Glencadam is a little known distillery that is located in the eastern Highlands town of Brechin, which lies between Dundee and Aberdeen. It was founded in 1825 and is the last remaining distillery in a once rich whisky producing area. It has a renowned history of producing and supplying whisky to some of Scotland's biggest blending houses, with Glencadam historically forming an important part of top selling blends such as Ballantine's and Teacher's. Today their whisky is the cornerstone of the Angus Dundee blended range of whisky. Angus Dundee Distillers took over the distillery and reopened it in 2003. It had been closed by the previous owners in 2000, but everything was kept intact so that production could restart immediately (this is called 'mothballing').

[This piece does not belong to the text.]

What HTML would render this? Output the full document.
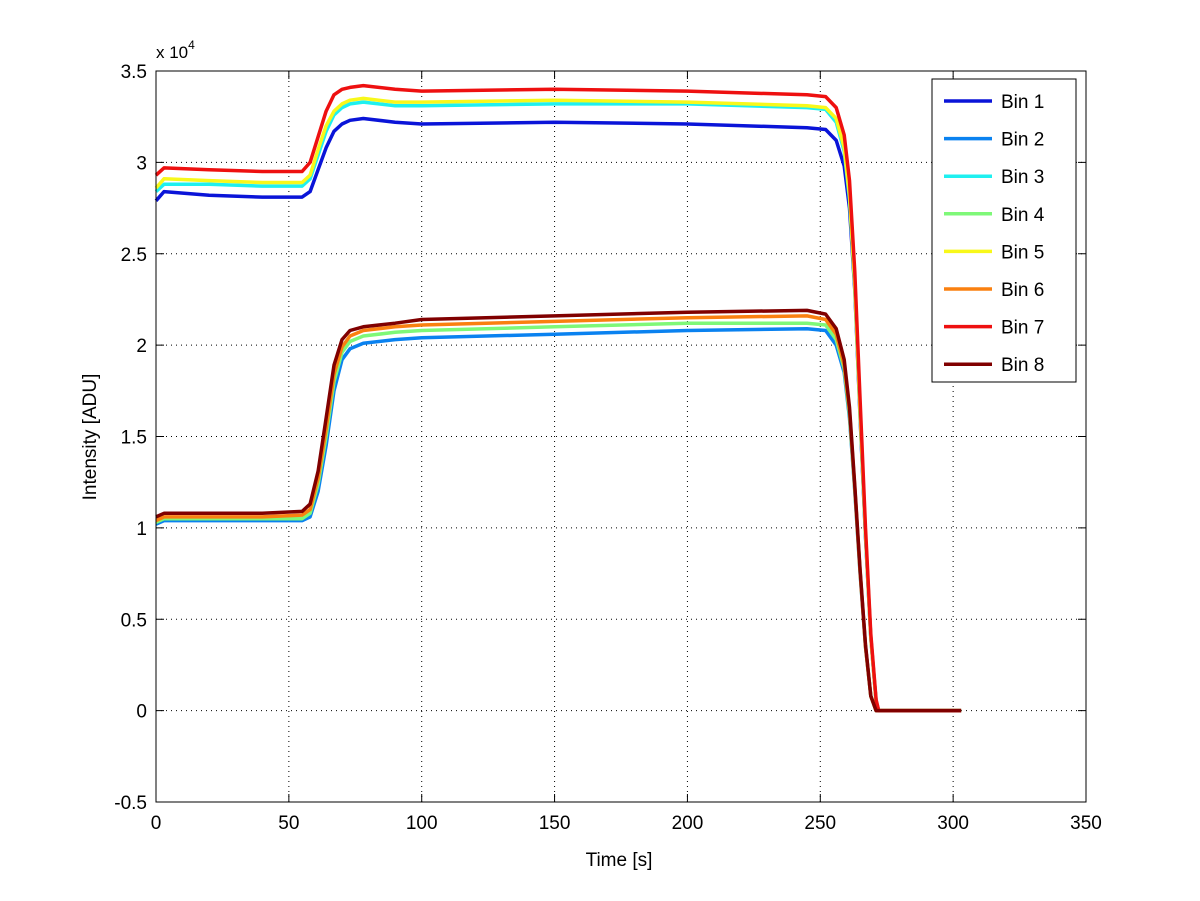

They soon had Glencadam running back at full capacity, which is 1.4 million litres per year, and built a blending centre on the site in 2006.
A new range
This 10 years old forms part of a revamped range of single malt whiskies that were released by Angus Dundee in mid 2010. It joins a 15 and a 21 years old in the core range and these are to be supplemented by additional limited releases, of which the current two are the 12 years old Portwood (finished in Port casks, unsurprisingly!) and the 14 years old Sherry Finish. All of the new range are to be bottled at a 46% ABV, which is a higher strength than previous bottlings from Glencadam, and are not chill filtered. For an explanation of chill filtration - click here for our 'Explain About ...' post. This 10 years old is available in specialist whisky and liquor retailers and should cost £30-35 a bottle.
Our tasting notes
The colour of this Glencadam 10 years old is a light yellow gold and the nose is light and fresh, yet intense. There are a number of very pleasant and fragrant aromas that are present - predominantly vanilla, honey and cereal grains. With time, further notes of dried grass (think of hay), crisp green fruit (especially pear and apple) and oak (imagine pencil shavings or sawdust) start to come through and develop. After approximately five minutes in the glass a distinct note of custard powder is evident. The palate, like the nose, is simple but very well constructed and full of strong characteristics. The whisky is fresh, vibrant and makes your mouth water with an initial note of striking lemon zest. Then some sweeter flavours appear, such as the pleasant honey, vanilla and green fruits from the nose. Again, further notes develop with time - some shortbread, malty cereal grains and zingy, tangy sherbet. The finish is also tangy with plenty of initial vanilla and honey giving a good sweetness. However, it then becomes much drier and woodier with oak and ginger spice coming through.
What's the verdict?
This Glencadam 10 years old is a lovely whisky that exhibits characteristics classic ex-bourbon cask maturation. It's lightness, freshness and vibrancy would make it ideal as an aperitif dram or in hot weather. Glencadam has always been said to be an under rated distillery, but the classical nature of the whisky should gain it plenty of new fans and we can't wait to now try the other whiskies from the new range. A delightful dram.